WORK TO DO. Gather all lines from the material that contain the word "React".

PROVIDED RECORDS.
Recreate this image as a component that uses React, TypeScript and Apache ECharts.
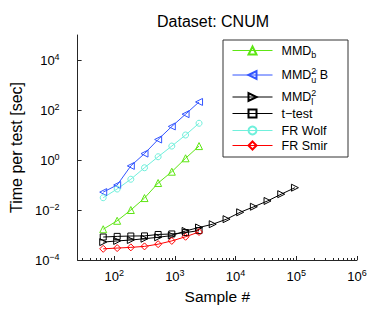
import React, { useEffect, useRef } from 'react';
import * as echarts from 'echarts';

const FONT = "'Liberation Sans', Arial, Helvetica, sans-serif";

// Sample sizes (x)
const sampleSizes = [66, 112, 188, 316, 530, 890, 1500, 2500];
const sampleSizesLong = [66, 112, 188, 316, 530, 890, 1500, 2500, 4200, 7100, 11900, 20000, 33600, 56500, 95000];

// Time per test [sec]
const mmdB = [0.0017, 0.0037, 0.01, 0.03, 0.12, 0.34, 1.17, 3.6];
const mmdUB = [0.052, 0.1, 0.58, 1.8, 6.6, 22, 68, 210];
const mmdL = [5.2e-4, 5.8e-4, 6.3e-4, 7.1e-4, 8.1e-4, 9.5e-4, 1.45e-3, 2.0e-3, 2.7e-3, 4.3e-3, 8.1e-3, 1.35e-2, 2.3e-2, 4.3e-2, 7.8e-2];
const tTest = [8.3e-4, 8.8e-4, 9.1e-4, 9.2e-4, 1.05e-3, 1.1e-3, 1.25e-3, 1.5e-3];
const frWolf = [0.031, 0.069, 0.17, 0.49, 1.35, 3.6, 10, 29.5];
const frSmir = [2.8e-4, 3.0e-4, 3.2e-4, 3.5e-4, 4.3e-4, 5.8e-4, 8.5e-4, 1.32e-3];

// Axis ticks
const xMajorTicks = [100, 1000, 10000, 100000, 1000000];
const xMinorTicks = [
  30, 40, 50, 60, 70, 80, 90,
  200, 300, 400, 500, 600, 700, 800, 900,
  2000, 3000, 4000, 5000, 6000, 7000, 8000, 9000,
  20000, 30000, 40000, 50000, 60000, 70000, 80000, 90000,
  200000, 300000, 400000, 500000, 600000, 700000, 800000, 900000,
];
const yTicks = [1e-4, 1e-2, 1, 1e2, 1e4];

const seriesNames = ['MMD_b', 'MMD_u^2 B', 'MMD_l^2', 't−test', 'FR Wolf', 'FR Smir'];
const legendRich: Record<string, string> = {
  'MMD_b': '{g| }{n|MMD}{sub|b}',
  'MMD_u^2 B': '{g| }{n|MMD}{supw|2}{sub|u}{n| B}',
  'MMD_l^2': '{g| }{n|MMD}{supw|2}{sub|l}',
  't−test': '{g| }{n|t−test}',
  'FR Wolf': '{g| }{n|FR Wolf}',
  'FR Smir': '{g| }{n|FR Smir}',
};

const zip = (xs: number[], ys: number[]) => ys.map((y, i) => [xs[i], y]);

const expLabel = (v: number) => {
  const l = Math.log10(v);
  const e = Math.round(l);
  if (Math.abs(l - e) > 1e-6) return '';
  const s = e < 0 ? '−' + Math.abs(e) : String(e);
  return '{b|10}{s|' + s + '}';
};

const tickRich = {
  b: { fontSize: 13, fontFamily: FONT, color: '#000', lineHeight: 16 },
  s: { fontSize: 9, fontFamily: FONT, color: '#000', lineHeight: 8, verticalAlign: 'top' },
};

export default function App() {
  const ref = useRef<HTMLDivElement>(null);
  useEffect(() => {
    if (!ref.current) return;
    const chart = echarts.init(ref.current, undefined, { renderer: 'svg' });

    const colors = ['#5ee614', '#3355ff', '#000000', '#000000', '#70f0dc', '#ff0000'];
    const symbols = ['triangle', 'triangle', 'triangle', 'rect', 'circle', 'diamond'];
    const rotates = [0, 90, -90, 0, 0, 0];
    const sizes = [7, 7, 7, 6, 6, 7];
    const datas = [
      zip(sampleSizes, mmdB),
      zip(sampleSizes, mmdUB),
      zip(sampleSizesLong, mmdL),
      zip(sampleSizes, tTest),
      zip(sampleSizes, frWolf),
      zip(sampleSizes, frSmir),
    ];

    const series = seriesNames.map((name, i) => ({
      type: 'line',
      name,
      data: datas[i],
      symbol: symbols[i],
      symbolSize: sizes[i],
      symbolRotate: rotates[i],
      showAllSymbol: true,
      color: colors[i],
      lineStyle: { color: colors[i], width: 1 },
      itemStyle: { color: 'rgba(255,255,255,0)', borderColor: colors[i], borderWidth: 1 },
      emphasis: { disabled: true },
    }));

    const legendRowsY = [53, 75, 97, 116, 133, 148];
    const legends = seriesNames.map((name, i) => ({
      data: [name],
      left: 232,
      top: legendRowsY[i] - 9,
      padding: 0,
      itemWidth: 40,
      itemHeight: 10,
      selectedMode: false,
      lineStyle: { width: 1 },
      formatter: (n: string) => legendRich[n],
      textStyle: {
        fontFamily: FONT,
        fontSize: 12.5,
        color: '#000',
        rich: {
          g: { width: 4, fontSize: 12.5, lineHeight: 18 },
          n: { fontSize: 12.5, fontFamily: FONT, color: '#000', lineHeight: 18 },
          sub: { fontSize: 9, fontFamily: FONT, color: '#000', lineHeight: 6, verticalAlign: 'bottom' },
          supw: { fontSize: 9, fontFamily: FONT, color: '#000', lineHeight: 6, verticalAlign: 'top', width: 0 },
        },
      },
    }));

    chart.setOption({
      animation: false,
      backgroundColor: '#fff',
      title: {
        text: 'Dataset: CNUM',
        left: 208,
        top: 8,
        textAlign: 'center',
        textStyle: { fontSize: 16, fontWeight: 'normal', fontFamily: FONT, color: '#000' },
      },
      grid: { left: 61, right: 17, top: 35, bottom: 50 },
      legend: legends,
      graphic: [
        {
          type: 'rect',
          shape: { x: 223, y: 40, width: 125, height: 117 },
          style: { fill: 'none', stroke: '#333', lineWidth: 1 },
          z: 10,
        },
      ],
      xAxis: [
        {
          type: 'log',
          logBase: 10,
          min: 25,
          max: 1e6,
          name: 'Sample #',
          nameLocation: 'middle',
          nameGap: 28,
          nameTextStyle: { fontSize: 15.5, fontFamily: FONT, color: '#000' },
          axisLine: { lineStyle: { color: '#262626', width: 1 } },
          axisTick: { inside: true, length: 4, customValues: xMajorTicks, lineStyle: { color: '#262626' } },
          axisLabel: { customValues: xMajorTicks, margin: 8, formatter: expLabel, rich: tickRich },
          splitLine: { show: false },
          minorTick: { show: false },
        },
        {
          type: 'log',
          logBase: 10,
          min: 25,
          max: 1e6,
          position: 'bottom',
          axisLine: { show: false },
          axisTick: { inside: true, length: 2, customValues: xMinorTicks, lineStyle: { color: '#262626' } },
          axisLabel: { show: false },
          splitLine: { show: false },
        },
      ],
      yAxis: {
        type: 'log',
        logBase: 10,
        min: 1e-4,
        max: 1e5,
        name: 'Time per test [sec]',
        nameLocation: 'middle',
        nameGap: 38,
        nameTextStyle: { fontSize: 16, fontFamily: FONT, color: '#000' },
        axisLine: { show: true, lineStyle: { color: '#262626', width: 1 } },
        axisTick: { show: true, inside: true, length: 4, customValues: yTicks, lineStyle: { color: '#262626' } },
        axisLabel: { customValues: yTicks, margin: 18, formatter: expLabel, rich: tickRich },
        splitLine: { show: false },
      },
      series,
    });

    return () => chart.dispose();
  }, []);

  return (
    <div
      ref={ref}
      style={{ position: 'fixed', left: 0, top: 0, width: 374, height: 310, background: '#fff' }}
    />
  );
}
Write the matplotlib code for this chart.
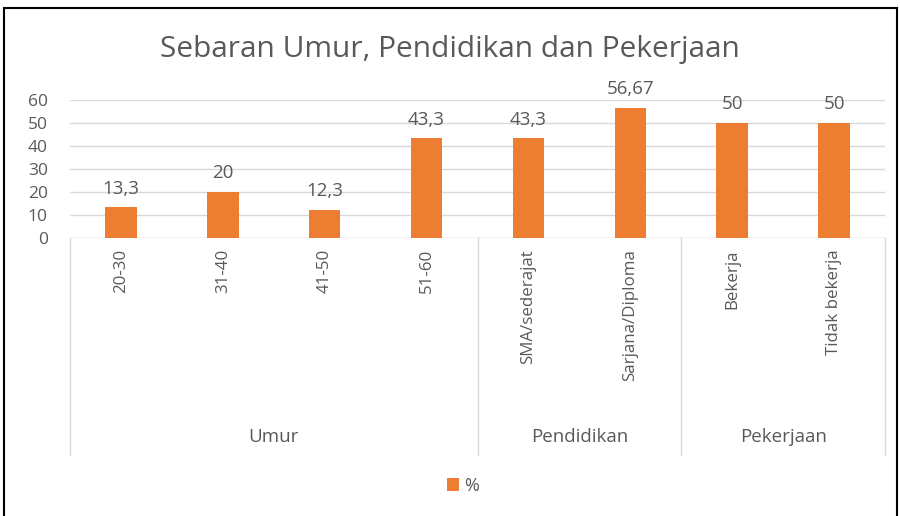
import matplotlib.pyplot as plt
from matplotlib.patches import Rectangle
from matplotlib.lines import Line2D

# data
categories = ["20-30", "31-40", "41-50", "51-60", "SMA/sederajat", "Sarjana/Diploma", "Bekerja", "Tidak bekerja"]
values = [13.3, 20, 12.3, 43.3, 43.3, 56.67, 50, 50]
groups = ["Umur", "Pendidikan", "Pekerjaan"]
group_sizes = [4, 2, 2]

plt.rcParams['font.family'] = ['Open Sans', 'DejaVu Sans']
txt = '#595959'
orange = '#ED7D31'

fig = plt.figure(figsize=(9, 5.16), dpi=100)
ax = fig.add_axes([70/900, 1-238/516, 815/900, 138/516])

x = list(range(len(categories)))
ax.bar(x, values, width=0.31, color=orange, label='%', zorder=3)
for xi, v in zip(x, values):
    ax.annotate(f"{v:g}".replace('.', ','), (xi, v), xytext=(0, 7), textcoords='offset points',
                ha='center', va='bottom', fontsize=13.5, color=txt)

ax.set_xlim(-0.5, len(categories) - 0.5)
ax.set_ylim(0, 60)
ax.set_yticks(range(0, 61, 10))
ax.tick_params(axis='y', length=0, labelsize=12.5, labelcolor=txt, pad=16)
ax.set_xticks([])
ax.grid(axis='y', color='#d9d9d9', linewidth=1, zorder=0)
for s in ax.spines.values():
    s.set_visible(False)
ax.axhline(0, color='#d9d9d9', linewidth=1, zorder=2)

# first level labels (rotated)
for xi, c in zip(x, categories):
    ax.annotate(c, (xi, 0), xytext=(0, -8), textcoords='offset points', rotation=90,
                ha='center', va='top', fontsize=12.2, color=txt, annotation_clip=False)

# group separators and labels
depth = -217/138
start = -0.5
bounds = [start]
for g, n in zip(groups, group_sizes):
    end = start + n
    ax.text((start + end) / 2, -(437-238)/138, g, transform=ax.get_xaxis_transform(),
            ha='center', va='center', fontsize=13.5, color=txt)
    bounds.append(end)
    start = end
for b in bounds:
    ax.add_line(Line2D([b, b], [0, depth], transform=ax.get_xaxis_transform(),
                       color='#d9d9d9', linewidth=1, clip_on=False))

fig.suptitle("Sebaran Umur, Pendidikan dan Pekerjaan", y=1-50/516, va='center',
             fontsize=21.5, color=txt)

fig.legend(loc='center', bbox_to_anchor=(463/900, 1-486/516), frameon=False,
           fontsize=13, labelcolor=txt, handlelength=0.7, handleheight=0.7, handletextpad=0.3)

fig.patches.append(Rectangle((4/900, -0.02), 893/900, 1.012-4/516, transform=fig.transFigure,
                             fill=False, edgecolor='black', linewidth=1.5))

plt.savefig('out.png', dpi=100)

EXERCISE ANSWER.
Recreate this image as a component that uses React, TypeScript and Apache ECharts.
import React, { useEffect, useRef } from 'react';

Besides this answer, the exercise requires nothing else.